Here is Matt after a good day of IBIL and PIXE on various mineral grains (zircons, etc.) The ion source is cooling and he is cleaning his sample holders.

Eric made this great plot to help us understand the properties of the fragments from the decay of 13Li, 12Li, and 9He. Each of these unstable nuclei emit neutrons when they break up after surviving about 10-20 seconds

Tim’s week ended with manual labor after the low background counting station was found to be grossly contaminated. Here he is washing one of the lead shielding blocks.

Nuclear group at MoNA collaboration meeting

These are the MoNA collaborators at Westmont College. This morning Eric Lunderberg and Paul DeYoung, showed them how to sort our 13Li->11Li+2n data files so they can develop algorithms for finding events containing exactly two neutrons. This was done via videoconferencing and desktop sharing since they are located in California.

May Term Night Sky Class

Today the Night Sky Class took a solar spectrum using the SBIG SGS spectroscope. Mercury emission lines from a florescence lamp provided the calibration. Here is our calibrated image.

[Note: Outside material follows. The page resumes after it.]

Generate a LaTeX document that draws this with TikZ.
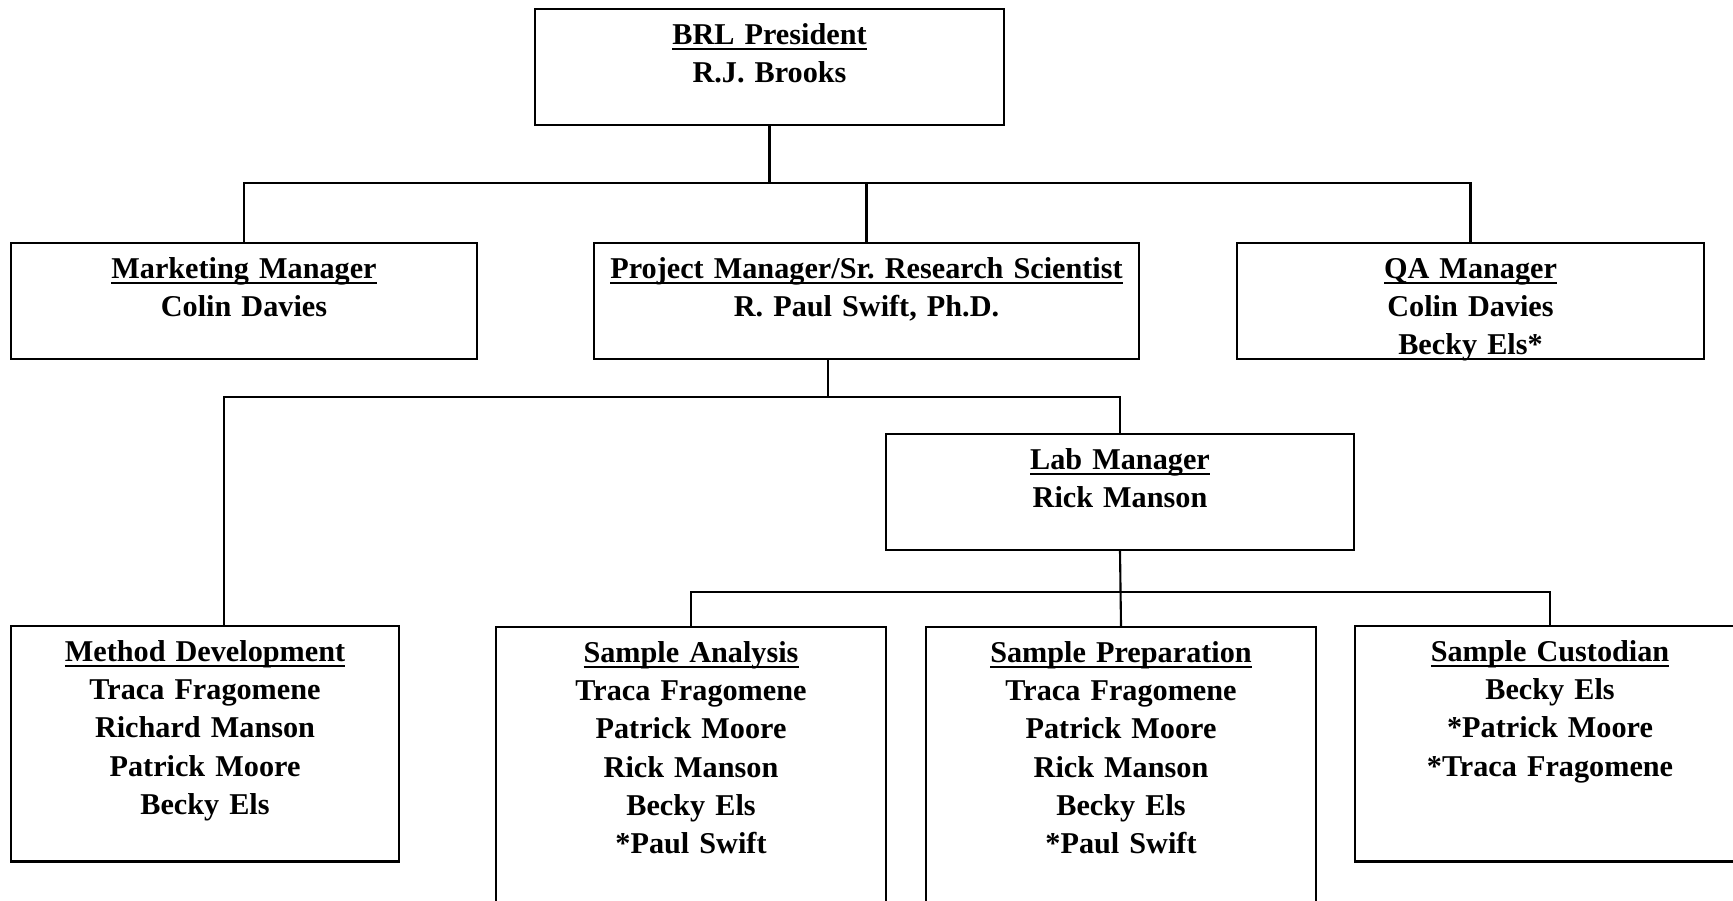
\documentclass[tikz,border=0pt]{standalone}
\usepackage{fontspec}
\setmainfont{Liberation Serif}
\usepackage{tikz}
\usetikzlibrary{positioning}

% underlined heading line, rule kept close to the baseline
\newcommand{\orgtitle}[1]{\underline{\smash{#1}}}

\begin{document}
\frenchspacing
\begin{tikzpicture}[
  box/.style={draw, line width=0.7pt, inner sep=0pt, align=center, text height=10pt,
    font=\fontsize{8.6pt}{10.9pt}\selectfont\bfseries},
  short/.style={text depth=23pt},
  tall/.style={text depth=57pt},
  deep/.style={text depth=87pt},
  link/.style={line width=0.6pt}
]
  \useasboundingbox (0,0) rectangle (17.33,9);
  \clip (0,0) rectangle (17.33,9);

  % top of the chart
  \node[box, short, text width=4.69cm] (pres) at (7.695,8.33) {\orgtitle{BRL President}\\R.J. Brooks};

  % managers
  \node[box, short, text width=4.66cm] (mkt) at (2.44,5.99) {\orgtitle{Marketing Manager}\\Colin Davies};
  \node[box, short, text width=5.45cm] (pm) at (8.665,5.99) {\orgtitle{Project Manager/Sr. Research Scientist}\\R. Paul Swift, Ph.D.};
  \node[box, short, text width=4.67cm] (qa) at (14.705,5.99) {\orgtitle{QA Manager}\\Colin Davies\\Becky Els*};

  \node[box, short, text width=4.68cm] (lab) at (11.20,4.08) {\orgtitle{Lab Manager}\\Rick Manson};

  % groups
  \node[box, tall, text width=3.88cm] (md) at (2.05,1.563) {\orgtitle{Method Development}\\Traca Fragomene\\Richard Manson\\Patrick Moore\\Becky Els};
  \node[box, deep, text width=3.90cm] (sa) at (6.91,1.025) {\orgtitle{Sample Analysis}\\Traca Fragomene\\Patrick Moore\\Rick Manson\\Becky Els\\{}*Paul Swift};
  \node[box, deep, text width=3.90cm] (sp) at (11.21,1.025) {\orgtitle{Sample Preparation}\\Traca Fragomene\\Patrick Moore\\Rick Manson\\Becky Els\\{}*Paul Swift};
  \node[box, tall, text width=3.90cm] (sc) at (15.50,1.563) {\orgtitle{Sample Custodian}\\Becky Els\\{}*Patrick Moore\\{}*Traca Fragomene};

  % connectors
  \draw[link] (pres.south) -- ++(0,-0.57) coordinate (bus1);
  \draw[link] (mkt.north) |- (bus1) -| (qa.north);
  \draw[link] (pm.north) -- (pm.north |- bus1);

  \draw[link] ([xshift=-3.85mm]pm.south) -- ++(0,-0.37) coordinate (bus2);
  \draw[link] ([xshift=1.9mm]md.north) |- (bus2) -| (lab.north);

  \coordinate (bus3) at ([yshift=-4.1mm]lab.south);
  \draw[link] (lab.south) -- (sp.north);
  \draw[link] (sa.north) |- (bus3) -| (sc.north);
\end{tikzpicture}
\end{document}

We had an imaging session on May 14th and captured a favorite galaxy, the Whirlpool Galaxy M51 in Canes Venatici. M51 is estimated to be about 23 million light years away from us. The image was take with a 12 inch LX200 Meade telescope and a SBIG ST10 CCD camera with 3×3 binning and 30 s exposure.

Inside the accelerator scattering chamber

This is the inside of the vacuum chamber. The dislodged target is hard to see but is on the ring (with angle marks) sort of behind things in the lower right.

This is Graham Peaslee making sure that the set of targets that have been dislodged from the target mechanism are not going to jam the remote target manipulator.